Measurement-Based Quantum Diffusion Models

TL;DR

This paper introduces measurement-based quantum diffusion models that connect classical and quantum diffusion, enabling new quantum state generation methods with rigorous error bounds and theoretical insights.

Contribution

It presents a novel measurement-based framework for quantum diffusion, establishing connections to classical stochastic processes and introducing quantum score matching and Petz recovery maps.

Findings

Quantum score matching is equivalent to learning unitary generators for reverse processes.

Local Petz recovery maps effectively recover states with finite correlation length.

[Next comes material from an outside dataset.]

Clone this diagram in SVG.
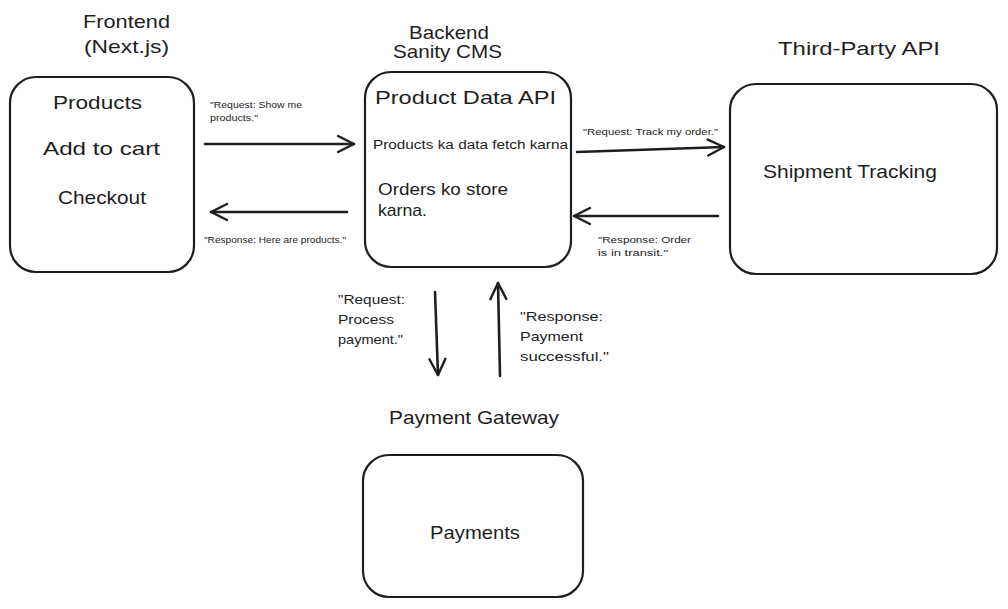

Classical shadow reconstruction provides a general method with rigorous error bounds.

Abstract

We introduce measurement-based quantum diffusion models that bridge classical and quantum diffusion theory through randomized weak measurements. The measurement-based approach naturally generates stochastic quantum trajectories while preserving purity at the trajectory level and inducing depolarization at the ensemble level. We address two quantum state generation problems: trajectory-level recovery of pure state ensembles and ensemble-average recovery of mixed states. For trajectory-level recovery, we establish that quantum score matching is mathematically equivalent to learning unitary generators for the reverse process. For ensemble-average recovery, we introduce local Petz recovery maps for states with finite correlation length and classical shadow reconstruction for general states, both with rigorous error bounds. Our framework establishes Petz recovery maps as quantum generalizations of reverse Fokker-Planck equations, providing a rigorous bridge between quantum recovery channels and classical stochastic reversals. This work enables new approaches to quantum state generation with potential applications in quantum information science.